A Great War ‘Battle of Amentières 1914’ D.C.M. group of nine awarded to Senior Mechanic J. S. Bowdidge, Royal Air Force, late Somerset Light Infantry

Distinguished Conduct Medal, G.V.R. (8342 L. Cpl., 1/Som. L.I.); 1914 Star, with clasp (8342 Pte., 1/Som. L.I.); British War and Victory Medals, M.I.D. oak leaf (8342 Sjt., Som. L.I.) slight corrections to naming; India General Service 1908-35, 1 clasp, North West Frontier 1930-31 (302794 S.M.1, R.A.F.); Defence and War Medals, unnamed; Royal Air Force L.S. & G.C., G.V.R. (302794 S.M.2, R.A.F.); Russia, St. George Medal for Bravery, 4th Class, silver, reverse inscribed, ‘No.165066’, edge inscribed, ‘Actg. Sjt. J. S. Bowdidge, 1/Somt. L.I.) some contact marks, good fine and better (9) £3000-3500

D.C.M. London Gazette 17 December 1914. ‘For skill and gallantry in leading men in house to house fighting at Le Gheer, on 21st October’.

M.I.D. London Gazette Not confirmed.

St. George Medal for Bravery, 4th Class London Gazette 25 August 1915.

Sergeant Bowdidge 1st Battalion Somerset Light Infantry, entered the France/Flanders theatre of war on 21 August 1914. He won the D.C.M. for his gallantry in the counter-attack on the village of Le Gheer, during the Battle of Amentières.
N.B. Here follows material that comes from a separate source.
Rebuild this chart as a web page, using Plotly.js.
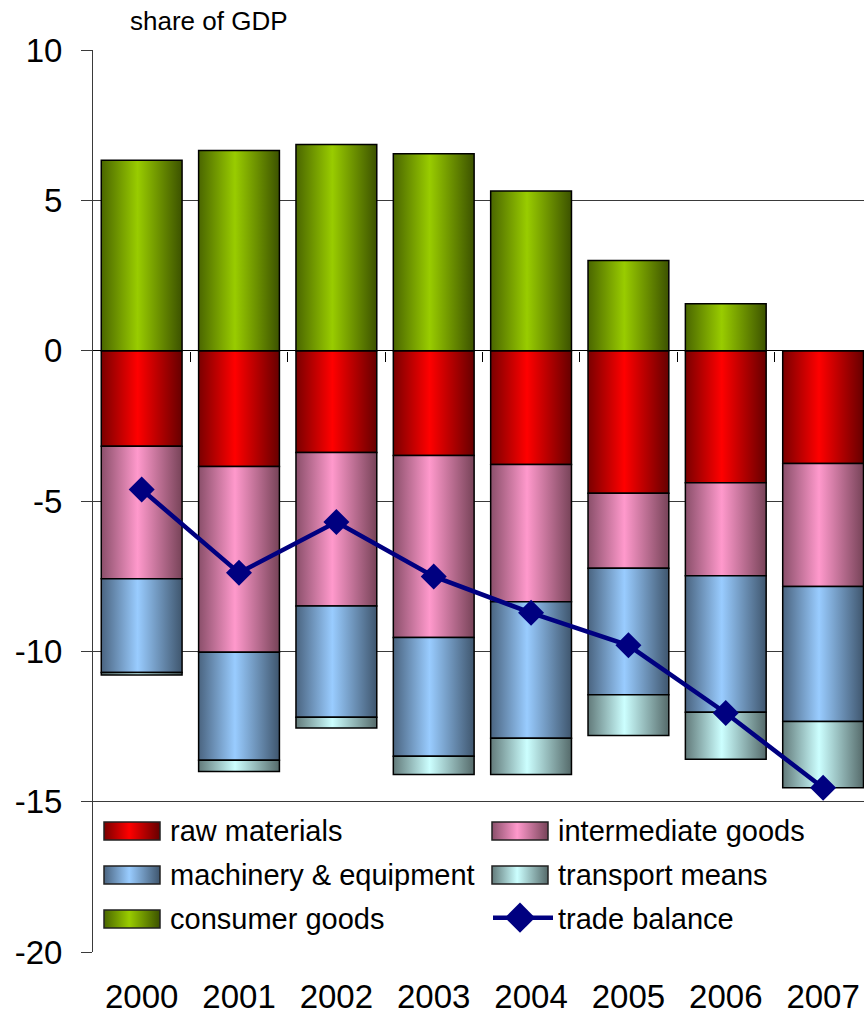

Of this, Lieutenant-Colonel Watson wrote in his diary, recorded in The History of the Somerset Light Infantry 1914-1919, by Everard Wyrall:

‘I am told that the way ‘A’ Company, followed by ‘B’ Company, cleared the Saxons out of Le Gheer at the point of the bayonet, was a sight never to be forgotten’. It was further recorded in the book, ‘As ‘A’ forced its way through the village each house was surrounded whilst two men entered and made a thorough search of the premises. This method was carried out systematically, until by 12.55 p.m. Le Gheer had been cleared of the enemy and the southern and eastern ridges held. ‘A’ Company had captured 101 prisoners and had released 2 officers and 40 men of the Inniskilling Fusiliers, taken by the Germans in the early morning. This brilliant little affair, the first bayonet charge made by the 1st Bn. Somerset Light Infantry since its arrival in France, drew immediate and well-earned congratulations, first from the G.O.C., 11th Infantry Brigade (General Hunter-Weston), and later from the C-in-C. himself’.

Bowdidge later served in the R.A.F.; his Great War medals being sent via the O/C. R.A.F. Halton, in Buckinghamshire.